Espiões no caso Maddie

(Publicado hoje no jornal 24 Horas)
Os ingleses não mostraram aos polícias portugueses as imagens, no dia de desaparecimento de Maddie, dos satélites que apontam ao Algarve. Disseram que, por coincidência, nessa altura os satélites estavam todos virados para Marrocos. E a polícia inglesa declarou agora que na investigação McCann estarão envolvidos os serviços secretos.
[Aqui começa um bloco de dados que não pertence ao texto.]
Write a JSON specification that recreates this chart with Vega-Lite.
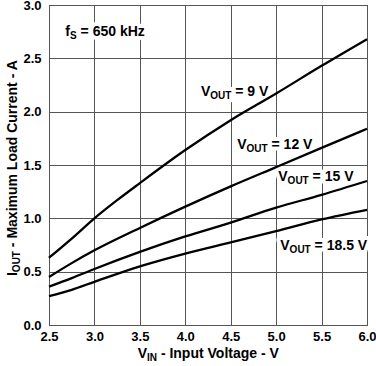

Em Maio de 2007, alguns dias depois de Maddie ter desaparecido, um alto responsável do Departamento de Investigação Criminal (DIC) da Policia Judiciária (PJ) pediu aos colegas ingleses enviados à Praia da Luz para ter acesso às imagens dos satélites que vigiam a zona algarvia.
Se o pedido em si podia ser considerado como normal pois, no passado, as imagens satélite já serviram para ajudar as autoridades a solucionar um ou outro caso, a resposta surpreendeu. Segundo os “especialistas” enviados pelo governo britânico a Portugal, à hora a que Madeleine McCann foi levada do apartamento 5A do Océan Club, todos os satélites estavam virados para as costas marroquinas.
Uma “coincidência” infeliz que acabaria por surpreender os homens da PJ quando, meses mais tarde, viram os mesmos “especialistas” defender a tese do rapto de Madeleine para Marrocos, apoiada nomeadamente pelas declarações fantasistas de uma agência de detectives espanhola, a Método 3, que, em declarações públicas, até dizia saber quem tinha levado a menina, porquê e como, prometendo mesmo o seu regresso a casa antes do Natal.

Um caso de Estado

Mas o caso dos satélites virados para o “lado errado” não é único. Em Inglaterra, a polícia do Leicestershire, em resposta a um pedido de um jornalista britânico, ao abrigo de um decreto que regula o livre acesso à informação, recusou-se a explicar se o recurso a escutas telefónicas e intercepção de correio electrónico no âmbito das investigações ao caso Madeleine McCann estaria coberto, ou não, por um mandado.
Segundo o jornalista Jon Clements, a polícia, depois de ter protelado a sua resposta durante vários meses alegando necessitar de consultar outras “Agências”, respondeu que não tinha obrigação de explicar em que termos foram utilizados quaisquer meios de vigilância no caso Maddie, por razões de “segurança nacional”.
A polícia do Leicestershire explicou ainda ao jornalista que estava igualmente dispensada de lhe responder, porque a explicação poderia estar relacionada com outros “organismos de segurança”, o que, de acordo com o decreto que regula o livre acesso à informação, significa os diversos organismos dos serviços secretos, tipo MI5, MI6, GCHG, SOCA ou as Forças Especiais.

Nem Sócrates os assustou

O desaparecimento de Madeleine McCann mereceu, desde o primeiro momento, uma atenção muito especial por parte das autoridades britânicas: um gabinete de crise especialmente dedicado ao apoio ao casal McCann foi criado no seio do Foreign Office ainda antes da chegada ao local dos primeiros inspectores da Policia Judiciária.
A importância dada pelo governo britânico ao casal McCann ultrapassou todas as expectativas e mesmo os elementos dos serviços secretos de Sua Majestade que se deslocaram a Portugal, acabaram por se mostrar surpreendidos com a facilidade com que Kate e Gerry McCann entravam em contacto com Tony Blair ou Gordon Brown.
O empenho do governo britânico foi tal que nem a intervenção pública do primeiro-ministro português, José Sócrates, pedindo aos políticos para não interferirem nas investigações ao desaparecimento de Maddie, conseguiu convencer os ingleses de deixarem a PJ trabalhar em paz.